Wrong. The Appellate Division, Third Department has disagreed with the Second Circuit on the constitutionality of New York's persistent felony offenders sentencing statute. In People v. Battease, the Third Department rejected the defendant's contention that his 20-years-to-life sentence was excessive and unconstitutional. The decision in that case can be found here. The Second Circuit, in Besser v. Walsh and other cases, has invalidated heavy sentences imposed under the statute because they were imposed by judges on persistent felony offenders and not by jurors, in violation of the Sixth Amendment. The Second Circuit's decision can be found here. The Third Department held that it was not bound by local federal circuit court rulings.

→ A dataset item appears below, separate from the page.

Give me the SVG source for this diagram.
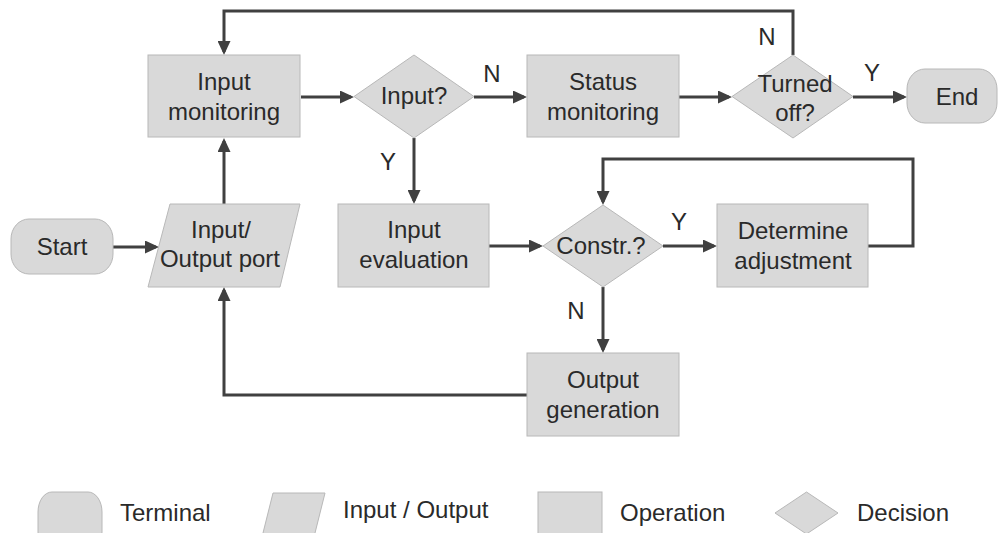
<svg xmlns="http://www.w3.org/2000/svg" width="998" height="533" viewBox="0 0 998 533">
  <defs>
    <marker id="arrow" viewBox="0 0 14 13" markerWidth="14" markerHeight="13" refX="11" refY="6.5" orient="auto" markerUnits="userSpaceOnUse">
      <path d="M0,0 L14,6.5 L0,13 Z" fill="#404040"/>
    </marker>
    <style>
      .shape { fill: #d9d9d9; stroke: #b8b8b8; stroke-width: 1; }
      .conn { fill: none; stroke: #404040; stroke-width: 3; }
      .arr { marker-end: url(#arrow); }
      text { font-family: "Liberation Sans", Arial, sans-serif; font-size: 24px; fill: #2a2a2a; }
      .c { text-anchor: middle; }
    </style>
  </defs>
  <rect width="998" height="533" fill="#ffffff"/>

  <!-- connectors -->
  <g id="connectors">
    <path class="conn arr" d="M112,247 H156"/>
    <path class="conn arr" d="M224,204 V141"/>
    <path class="conn arr" d="M301,97 H351"/>
    <path class="conn arr" d="M474,97 H524"/>
    <path class="conn arr" d="M679,97 H729"/>
    <path class="conn arr" d="M853,97 H904"/>
    <path class="conn arr" d="M793,55 V11 H224 V52"/>
    <path class="conn arr" d="M414,138 V201"/>
    <path class="conn arr" d="M489,246 H540"/>
    <path class="conn arr" d="M663,246 H714"/>
    <path class="conn arr" d="M868,246 H913 V159 H603 V202"/>
    <path class="conn arr" d="M603,287 V350"/>
    <path class="conn arr" d="M527,395 H224 V290"/>
    <text class="c" x="492" y="82">N</text>
    <text class="c" x="767" y="45">N</text>
    <text class="c" x="872" y="81">Y</text>
    <text class="c" x="388" y="170">Y</text>
    <text class="c" x="679" y="230">Y</text>
    <text class="c" x="576" y="319">N</text>
  </g>

  <!-- nodes -->
  <g id="start">
    <rect class="shape" x="11" y="219" width="102" height="55" rx="18" ry="20"/>
    <text class="c" x="62" y="255">Start</text>
  </g>
  <g id="io-port">
    <polygon class="shape" points="170,204 300,204 280,287 148,287"/>
    <text class="c" x="221" y="238">Input/</text>
    <text class="c" x="220" y="267">Output port</text>
  </g>
  <g id="input-monitoring">
    <rect class="shape" x="148" y="55" width="152" height="82"/>
    <text class="c" x="224" y="90">Input</text>
    <text class="c" x="224" y="120">monitoring</text>
  </g>
  <g id="input-decision">
    <polygon class="shape" points="414,55 474,96.5 414,138 354,96.5"/>
    <text class="c" x="414" y="104">Input?</text>
  </g>
  <g id="status-monitoring">
    <rect class="shape" x="527" y="55" width="152" height="82"/>
    <text class="c" x="603" y="90">Status</text>
    <text class="c" x="603" y="120">monitoring</text>
  </g>
  <g id="turned-off">
    <polygon class="shape" points="793,55 853,96.5 793,138 732,96.5"/>
    <text class="c" x="795" y="92">Turned</text>
    <text class="c" x="795" y="121">off?</text>
  </g>
  <g id="end">
    <rect class="shape" x="907" y="69" width="90" height="54" rx="18" ry="20"/>
    <text class="c" x="957" y="105">End</text>
  </g>
  <g id="input-evaluation">
    <rect class="shape" x="338" y="204" width="151" height="83"/>
    <text class="c" x="414" y="238">Input</text>
    <text class="c" x="414" y="268">evaluation</text>
  </g>
  <g id="constraint-decision">
    <polygon class="shape" points="603,205 663,246 603,287 543,246"/>
    <text class="c" x="601" y="254">Constr.?</text>
  </g>
  <g id="determine-adjustment">
    <rect class="shape" x="717" y="204" width="151" height="83"/>
    <text class="c" x="793" y="239">Determine</text>
    <text class="c" x="793" y="269">adjustment</text>
  </g>
  <g id="output-generation">
    <rect class="shape" x="527" y="353" width="152" height="83"/>
    <text class="c" x="603" y="388">Output</text>
    <text class="c" x="603" y="418">generation</text>
  </g>

  <!-- legend -->
  <g id="legend">
    <rect class="shape" x="38" y="492" width="64" height="60" rx="14" ry="20"/>
    <text x="120" y="521">Terminal</text>
    <polygon class="shape" points="273,493 325,493 312,545 260,545"/>
    <text x="343" y="518">Input / Output</text>
    <rect class="shape" x="538" y="492" width="64" height="60"/>
    <text x="620" y="521">Operation</text>
    <polygon class="shape" points="806.5,492 838,513 806.5,534 775,513"/>
    <text x="857" y="521">Decision</text>
  </g>
</svg>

This raises an interesting issue. Assume that the New York State Court of Appeals hears this case and agrees with the Third Department. All state courts will be bound by this precedent. But then, if the case goes to federal habeas review, the federal courts will be bound by the Second Circuit decision. In questions of constitutional law, the Second Circuit would not be bound by the decision of the New York State Court of Appeals. So the two court systems would seem to be directly competing on this matter, with the federal system winning in the end. So was the Third Department correct in finding that it was not bound by the Second Circuit's interpretation of federal constitutional law?

Tuesday, June 22, 2010

EFTs. The Second Circuit has held that electronic fund transfers temporarily in the possession of an intermediate bank in New York may not be garnished. The decision in Export-Import Bank of the United States v. Asia Pulp & Paper Co. can be found here.

Wednesday, June 02, 2010

Costs. The Second Circuit has held that a district court was not restricted in any way from awarding a successful appellant as a cost the expense of obtaining a letter of credit in order to bond an appeal. The mandate of the appellate court does not have to specify what costs may be sought from the district court.

The decision in L-3 Communications Corp. v. OSI Systems, Inc. can be found here.